The permanent roof was in place and Perkins said “Texas Orange” pigment approximating UT’s signature Burnt Orange was incoming so that the Longhorns logo could be added.

“I’ve been scouring all over the world in order to get that pigment to make that (PVC) membrane,” he said, explaining that the precise Burnt Orange pigment was nowhere to be found.

Perkins likens his role to that of an orchestra conductor.

“Everyone has to be in tune with everyone going before and after,” he said. “I have about a 40-person staff here. My three senior superintendents have been with me for probably five or six stadium projects. We’ve had a great experience working together and we know how one another think.”

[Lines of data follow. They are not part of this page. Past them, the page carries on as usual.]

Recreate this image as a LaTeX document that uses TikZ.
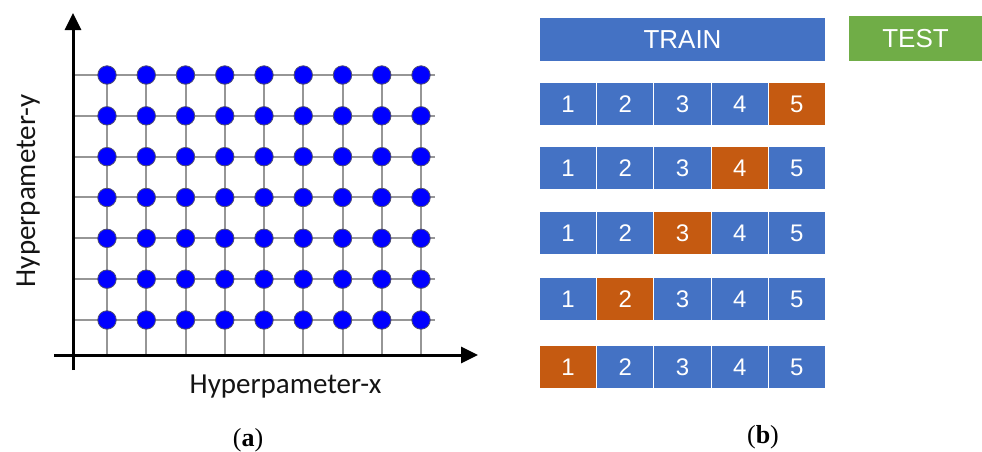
\documentclass[tikz,border=0pt]{standalone}
\usepackage{fontspec}
\setmainfont{Liberation Serif}
\newfontfamily\axislabelfont{Carlito}
\newfontfamily\boxfont{Liberation Sans}
\usetikzlibrary{arrows.meta}

\definecolor{foldblue}{HTML}{4472C4}
\definecolor{foldorange}{HTML}{C55A11}
\definecolor{testgreen}{HTML}{70AD47}
\definecolor{dotblue}{RGB}{0,0,255}
\definecolor{gridgray}{RGB}{150,150,150}
\definecolor{dotrim}{RGB}{80,80,110}

\tikzset{
  gridline/.style={draw=gridgray, line width=2pt},
  axisline/.style={draw=black, line width=3pt, -{Triangle[length=17pt,width=16pt]}},
  gridpoint/.style={circle, fill=dotblue, draw=dotrim, line width=0.8pt,
    minimum size=18.5pt, inner sep=0pt},
  axislabel/.style={font=\axislabelfont\fontsize{29}{34}\selectfont, text=black!92},
  foldcell/.style={fill=foldblue, draw=white, line width=1pt, anchor=north west,
    minimum width=57.2pt, minimum height=43pt, inner sep=0pt, text=white,
    font=\boxfont\fontsize{24}{28}\selectfont},
  heldout/.style={fill=foldorange},
  bigbox/.style={draw=white, line width=1pt, anchor=north west, inner sep=0pt,
    text=white, font=\boxfont\fontsize{26}{30}\selectfont},
  caption/.style={anchor=base, font=\fontsize{26}{30}\selectfont}
}

\begin{document}
\begin{tikzpicture}[x=1pt, y=-1pt]
\useasboundingbox (0,0) rectangle (982,451);

% ---------- (a) grid search ----------
% grid lines
\foreach \j in {0,...,6} {
  \coordinate (hl-\j) at (73, 75+40.83*\j);
  \coordinate (hr-\j) at (435, 75+40.83*\j);
  \draw[gridline] (hl-\j) -- (hr-\j);
}
\foreach \i in {0,...,8} {
  \coordinate (vt-\i) at (107+39.25*\i, 75);
  \coordinate (vb-\i) at (107+39.25*\i, 355);
  \draw[gridline] (vt-\i) -- (vb-\i);
}

% axes
\coordinate (ybot) at (73,370);
\coordinate (ytop) at (73,13);
\coordinate (xleft) at (54,355);
\coordinate (xright) at (478,355);
\draw[axisline] (ybot) -- (ytop);
\draw[axisline] (xleft) -- (xright);

% grid points
\foreach \i in {0,...,8} {
  \foreach \j in {0,...,6} {
    \node[gridpoint] (p-\i-\j) at (107+39.25*\i, 75+40.83*\j) {};
  }
}

% axis labels
\node[axislabel, anchor=base] (xlab) at (285.5,393) {Hyperpameter-x};
\node[axislabel, anchor=base, rotate=90] (ylab) at (35,191) {Hyperpameter-y};

\node[caption] (capa) at (248,446) {(\textbf{a})};

% ---------- (b) k-fold cross-validation ----------
\node[bigbox, fill=foldblue, minimum width=286pt, minimum height=44pt]
  (train) at (539,17) {TRAIN};
\node[bigbox, fill=testgreen, minimum width=134pt, minimum height=46pt]
  (test) at (848,15) {TEST};

\foreach \r/\top/\held in {1/82/5, 2/146/4, 3/211/3, 4/277/2, 5/345/1} {
  \foreach \k in {1,...,5} {
    \ifnum\k=\held
      \node[foldcell, heldout] (f-\r-\k) at (539+57.2*\k-57.2, \top) {\k};
    \else
      \node[foldcell] (f-\r-\k) at (539+57.2*\k-57.2, \top) {\k};
    \fi
  }
}

\node[caption] (capb) at (763,443) {(\textbf{b})};
\end{tikzpicture}
\end{document}
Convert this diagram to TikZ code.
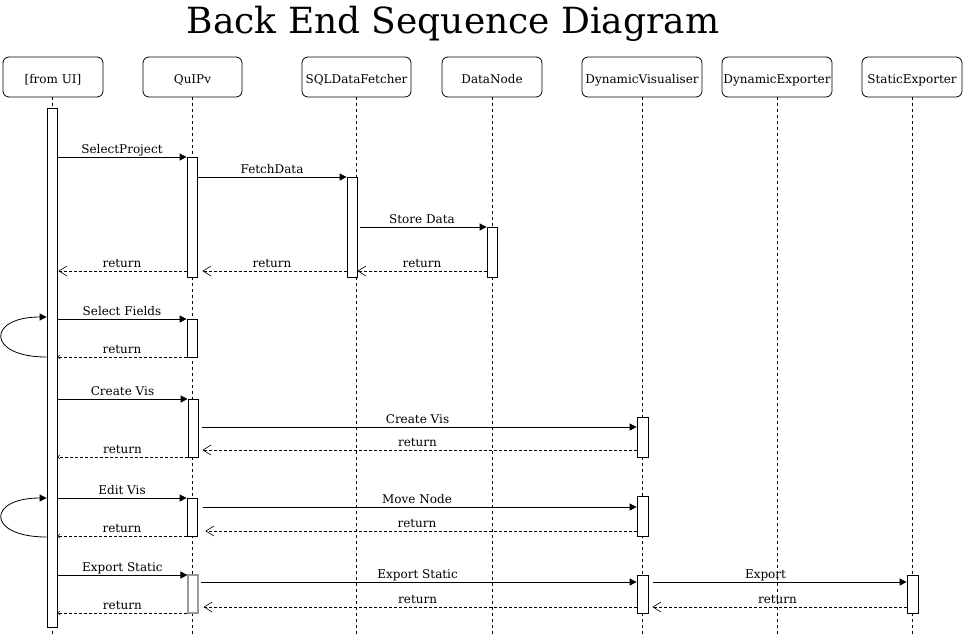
\documentclass[tikz,border=0pt]{standalone}
\usepackage{fontspec}
\setmainfont{DejaVu Serif}
\usetikzlibrary{arrows.meta}
\begin{document}
\begin{tikzpicture}[x=1pt,y=-1pt,
  part/.style={draw, rounded corners=6pt, minimum height=40pt, inner sep=0pt, line width=0.8pt, text height=12pt, text depth=0pt, font=\fontsize{12}{14}\selectfont},
  life/.style={dash pattern=on 3pt off 3pt, line width=0.7pt},
  act/.style={draw, fill=white, minimum width=10pt, inner sep=0pt, line width=0.8pt},
  msg/.style={line width=0.8pt, -{Triangle[length=7pt,width=7pt]}},
  ret/.style={line width=0.8pt, dash pattern=on 3pt off 2pt, -{Straight Barb[length=8pt,width=10pt,line width=0.6pt]}},
  rets/.style={line width=0.8pt, dash pattern=on 3pt off 2pt, -{Straight Barb[length=2pt,width=4pt,line width=0.5pt]}},
  lbl/.style={midway, anchor=base, yshift=3.5pt, inner sep=0pt, font=\fontsize{12}{14}\selectfont},
  loop/.style={line width=0.8pt, -{Triangle[length=7pt,width=7pt]}}
]
\useasboundingbox (0,0) rectangle (963,638);
\node[anchor=base, font=\fontsize{36}{40}\selectfont] (title) at (453,33) {Back End Sequence Diagram};

% participants
\node[part, minimum width=100pt] (ui) at (53,77) {[from UI]};
\node[part, minimum width=99pt] (qu) at (192.5,77) {QuIPv};
\node[part, minimum width=109pt] (sq) at (356.5,77) {SQLDataFetcher};
\node[part, minimum width=100pt] (dn) at (492,77) {DataNode};
\node[part, minimum width=120pt] (dv) at (642,77) {DynamicVisualiser};
\node[part, minimum width=110pt] (de) at (777,77) {DynamicExporter};
\node[part, minimum width=100pt] (se) at (912,77) {StaticExporter};

\coordinate (bot) at (0,634);
\draw[life] ([xshift=-1pt]ui.south) -- ([xshift=-1pt]ui.south |- bot);
\draw[life] (qu.south) -- (qu.south |- bot);
\draw[life] (sq.south) -- (sq.south |- bot);
\draw[life] (dn.south) -- (dn.south |- bot);
\draw[life] (dv.south) -- (dv.south |- bot);
\draw[life] (de.south) -- (de.south |- bot);
\draw[life] (se.south) -- (se.south |- bot);

% activation bars
\node[act, minimum height=519pt] (uiA) at (52,367.5) {};
\node[act, minimum height=120pt] (q1) at (192,217) {};
\node[act, minimum height=100pt] (s1) at (352,227) {};
\node[act, minimum height=50pt] (d1) at (492,252) {};
\node[act, minimum height=38pt] (q2) at (192,338) {};
\node[act, minimum height=58pt] (q3) at (193,428) {};
\node[act, minimum height=40pt, minimum width=11pt] (v1) at (642.5,437) {};
\node[act, minimum height=38pt] (q4) at (192,517) {};
\node[act, minimum height=40pt, minimum width=11pt] (v2) at (642.5,516) {};
\node[act, minimum height=38pt, draw=gray!80, line width=1.2pt] (q5) at (193,594) {};
\node[act, minimum height=38pt, minimum width=11pt] (v3) at (642.5,594) {};
\node[act, minimum height=38pt, minimum width=11pt] (e1) at (912.5,594) {};

% y levels
\foreach \n/\y in {a/157,b/177,c/227,d/271,e/319,f/357,g/399,h/427,i/450,j/457,k/498,l/507,m/531,n/536,o/575,p/582,q/607,r/613,s/317,t/537}
  \coordinate (y\n) at (0,\y);

% block 1
\draw[msg] (uiA.east |- ya) -- node[lbl]{SelectProject} (q1.west |- ya);
\draw[msg] (q1.east |- yb) -- node[lbl]{FetchData} (s1.west |- yb);
\draw[msg, shorten <=3pt] (s1.east |- yc) -- node[lbl]{Store Data} (d1.west |- yc);
\draw[ret] (d1.west |- yd) -- node[lbl]{return} (s1.east |- yd);
\draw[ret, shorten >=5pt] (s1.west |- yd) -- node[lbl]{return} (q1.east |- yd);
\draw[ret, shorten >=1pt] (q1.west |- yd) -- node[lbl]{return} (uiA.east |- yd);

% block 2
\draw[loop] (uiA.west |- yf) .. controls ([xshift=-60pt]uiA.west |- yf) and ([xshift=-60pt]uiA.west |- ys) .. (uiA.west |- ys);
\draw[msg] (uiA.east |- ye) -- node[lbl]{Select Fields} (q2.west |- ye);
\draw[rets] (q2.west |- yf) -- node[lbl]{return} (uiA.east |- yf);

% block 3
\draw[msg] (uiA.east |- yg) -- node[lbl]{Create Vis} (q3.west |- yg);
\draw[msg, shorten <=4pt] (q3.east |- yh) -- node[lbl]{Create Vis} (v1.west |- yh);
\draw[ret, shorten >=4pt] (v1.west |- yi) -- node[lbl]{return} (q3.east |- yi);
\draw[rets] (q3.west |- yj) -- node[lbl]{return} (uiA.east |- yj);

% block 4
\draw[loop] (uiA.west |- yt) .. controls ([xshift=-60pt]uiA.west |- yt) and ([xshift=-60pt]uiA.west |- yk) .. (uiA.west |- yk);
\draw[msg] (uiA.east |- yk) -- node[lbl]{Edit Vis} (q4.west |- yk);
\draw[msg, shorten <=6pt] (q4.east |- yl) -- node[lbl]{Move Node} (v2.west |- yl);
\draw[ret, shorten >=8pt] (v2.west |- ym) -- node[lbl]{return} (q4.east |- ym);
\draw[rets] (q4.west |- yn) -- node[lbl]{return} (uiA.east |- yn);

% block 5
\draw[msg] (uiA.east |- yo) -- node[lbl]{Export Static} (q5.west |- yo);
\draw[msg, shorten <=2pt] (q5.east |- yp) -- node[lbl]{Export Static} (v3.west |- yp);
\draw[msg, shorten <=5pt] (v3.east |- yp) -- node[lbl, xshift=-12pt]{Export} (e1.west |- yp);
\draw[ret, shorten >=4pt] (e1.west |- yq) -- node[lbl]{return} (v3.east |- yq);
\draw[ret, shorten >=5pt] (v3.west |- yq) -- node[lbl]{return} (q5.east |- yq);
\draw[rets] (q5.west |- yr) -- node[lbl]{return} (uiA.east |- yr);
\end{tikzpicture}
\end{document}
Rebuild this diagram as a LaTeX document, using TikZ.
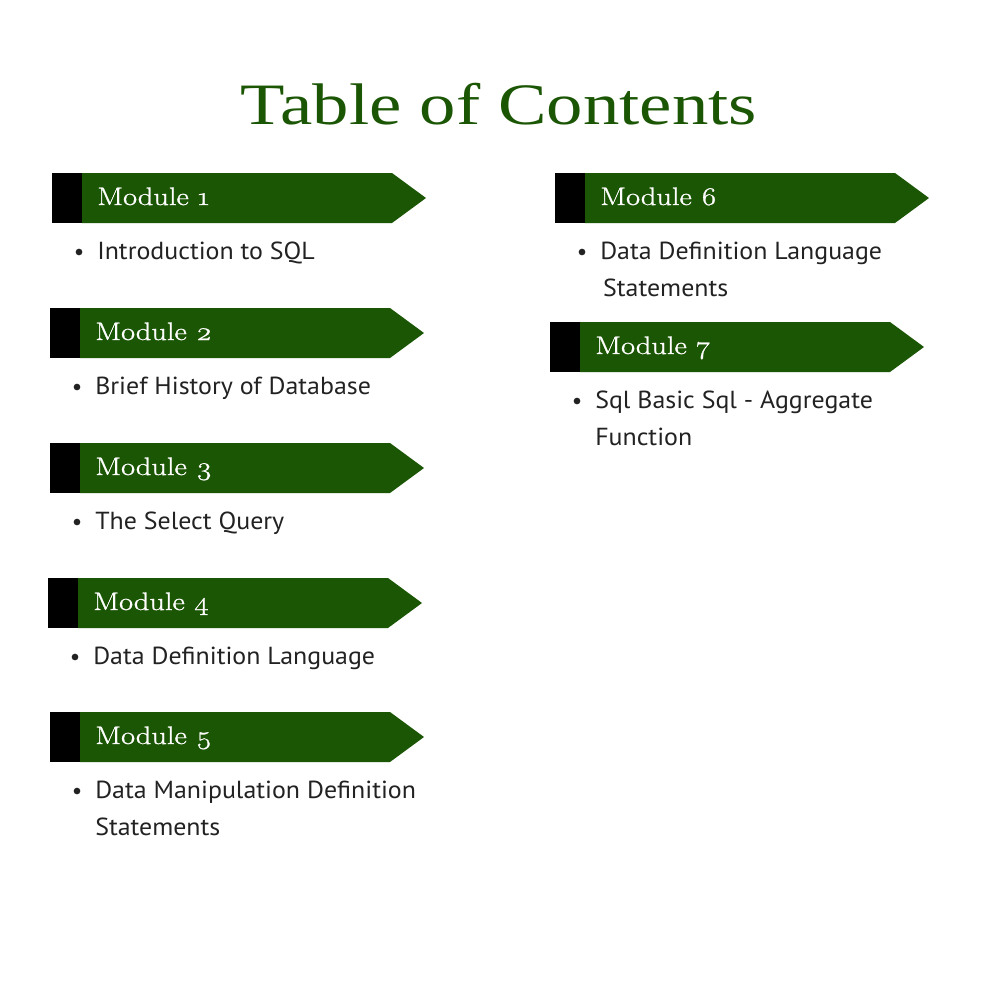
\documentclass[tikz,border=0pt]{standalone}
\usepackage{fontspec}
\setmainfont{Liberation Serif}
\newfontfamily\titlefont{Liberation Serif}[FakeStretch=1.24]
\newfontfamily\modfont{Latin Modern Roman}[Numbers=OldStyle,FakeStretch=1.2,FakeBold=1.0]
\newfontfamily\bodyfont{PT Sans}[FakeStretch=1.05]
\definecolor{tocgreen}{RGB}{27,86,4}
\definecolor{bodygray}{RGB}{34,34,34}
\tikzset{
  modlabel/.style={anchor=base west,inner sep=0pt,text=white,font=\modfont\fontsize{19}{22}\selectfont},
  itemtext/.style={anchor=base west,inner sep=0pt,text=bodygray,font=\bodyfont\fontsize{18.5}{20}\selectfont},
  bulletdot/.style={circle,fill=bodygray,inner sep=0pt,minimum size=5pt},
}
\newcommand{\tocbanner}[4]{%
  \fill[black] (#1,#2) rectangle ++(30,50);
  \fill[tocgreen] (#1+30,#2) -- (#1+340,#2) -- (#1+374,#2+25) -- (#1+340,#2+50) -- (#1+30,#2+50) -- cycle;
  \node[modlabel] (#3) at (#1+45,#2+32) {#4};
}
\newcommand{\tocitem}[5]{%
  \node[bulletdot] (#3b) at (#1+27,#2+79) {};
  \node[itemtext] (#3) at (#1+45,#2+86) {#4};
  \ifx\relax#5\relax\else\node[itemtext] (#3x) at (#1+45,#2+123) {#5};\fi
}
\begin{document}
\begin{tikzpicture}[x=0.75pt,y=-0.75pt]
\useasboundingbox (0,0) rectangle (1000,1000);
\fill[white] (0,0) rectangle (1000,1000);
\node[anchor=base,inner sep=0pt,text=tocgreen,font=\titlefont\fontsize{44}{50}\selectfont] (title) at (499,124) {Table of Contents};
\tocbanner{52}{173}{m1}{Module 1}
\tocitem{52}{173}{i1}{Introduction to SQL}{}
\tocbanner{50}{308}{m2}{Module 2}
\tocitem{50}{308}{i2}{Brief History of Database}{}
\tocbanner{50}{443}{m3}{Module 3}
\tocitem{50}{443}{i3}{The Select Query}{}
\tocbanner{48}{578}{m4}{Module 4}
\tocitem{48}{578}{i4}{Data Definition Language}{}
\tocbanner{50}{712}{m5}{Module 5}
\tocitem{50}{712}{i5}{Data Manipulation Definition}{Statements}
\tocbanner{555}{173}{m6}{Module 6}
\tocitem{555}{173}{i6}{Data Definition Language}{\hspace{2.2pt}Statements}
\tocbanner{550}{322}{m7}{Module 7}
\tocitem{550}{322}{i7}{Sql Basic Sql - Aggregate}{Function}
\end{tikzpicture}
\end{document}
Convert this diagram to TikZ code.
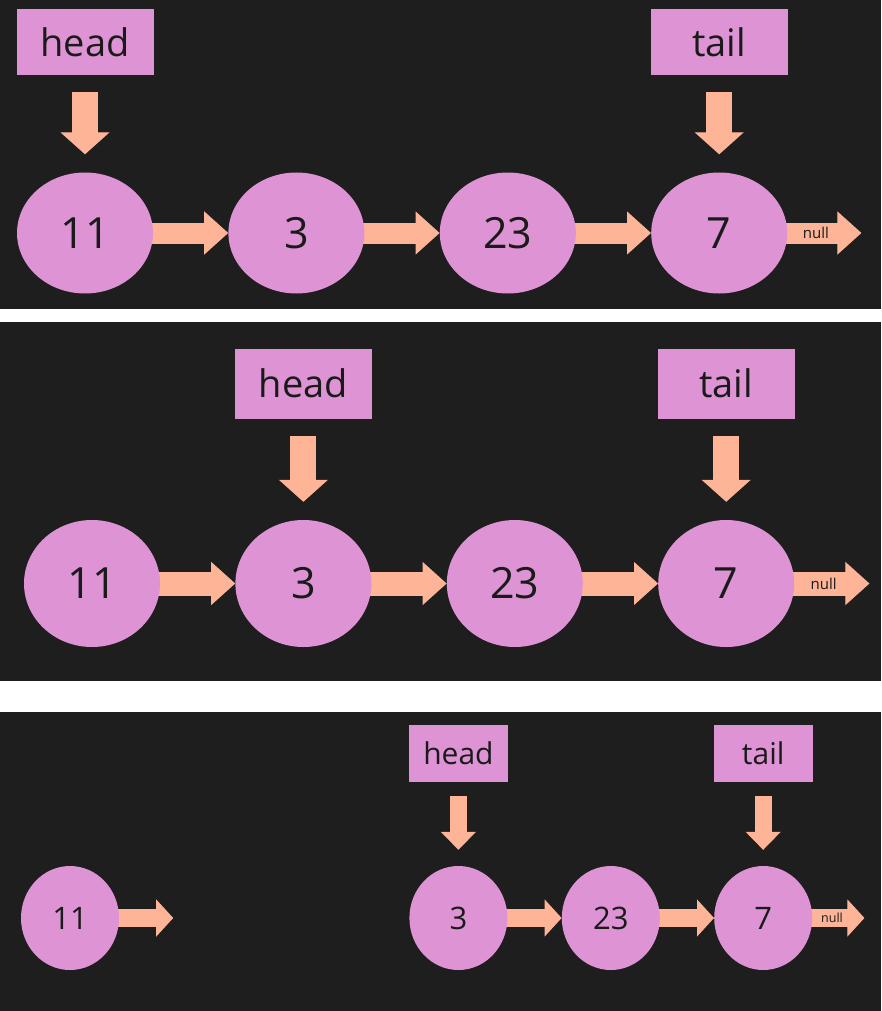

Moody Center isn’t his favorite project — that would be Comerica Park, home of the MLB Detroit Tigers, where Perkins spread his father’s ashes — but he loves the fact that the arena is being built as much for music as it is for sports.

“Music is my first love and I’m looking forward to coming back to Austin for the remaining years of my life and seeing a lot of good shows,” he said, adding that his tastes are as eclectic as the lineup Moody Center has already put in place. “Blues is probably my favorite. I saw Stevie Ray Vaughan here before he ever recorded. I saw Bonnie Raitt here. It’s just a great music town. I wouldn’t typically have taken this project but I figured I’d go to Austin and have three years of good music.”

The pandemic put a crimp in that plan, but with live entertainment coming back to life, Perkins is back at it, having seen Buddy Guy at Austin City Limits Live at the Moody Theater and he plans on hitting the iHeartCountry Festival at Moody Center on May 7.

In the end, it’s seeing the finished project that makes it all worth it for 26-year Hunt Construction Group veteran Perkins, who said “the amount of time, stress and pressure” of building a major sports and entertainment venue wouldn’t be worth it without that tangible evidence of completion.

“I don’t watch a lot of sports, but I can turn (the TV) on now and see one of my buildings every weekend, maybe two or three,” he said. “It’s very satisfying.”


MIGHTY MOODY: AECOM Hunt relocated four giant oak trees during construction of Moody Center. (Ryan Vestil)

Some of the more than century-old oaks that grace the 437-acre University of Texas campus in Austin have been threatened — and saved — a number of times. A few of them were painstakingly preserved as the Moody Center arena was under construction.

“We relocated four huge live oak trees,” AECOM Hunt vice president of field operations Sid Perkins said. One is over 200 years old. “You have to excavate all the way around them. You drive pipe underneath them. Then you excavate and you put these big balloons underneath them; big, long balloons.”

The sprawling University of Texas Campus, affectionately known as “The 40 Acres” for its original plot of land designated by the state prior to its 1883 opening, is dotted with 100-year-old plus live oak trees.

Legend has it that three trees on the west side of campus were the only ones left standing on a hill that was cleared for a fort during the Civil War.

“You don’t want to touch trees in Austin,” Perkins said, noting the authority of arborists in Austin as well as UT who approve the removal or relocation of the historic trees.
A few smaller trees had to be cut down, but even then, they were taken to UT to be cut into boards where possible. What wasn’t used was ground down for use in planting beds throughout the campus and elsewhere in town, Perkins said.

“The intent was any tree you had to harvest, you made 100% use of all the material,” he said.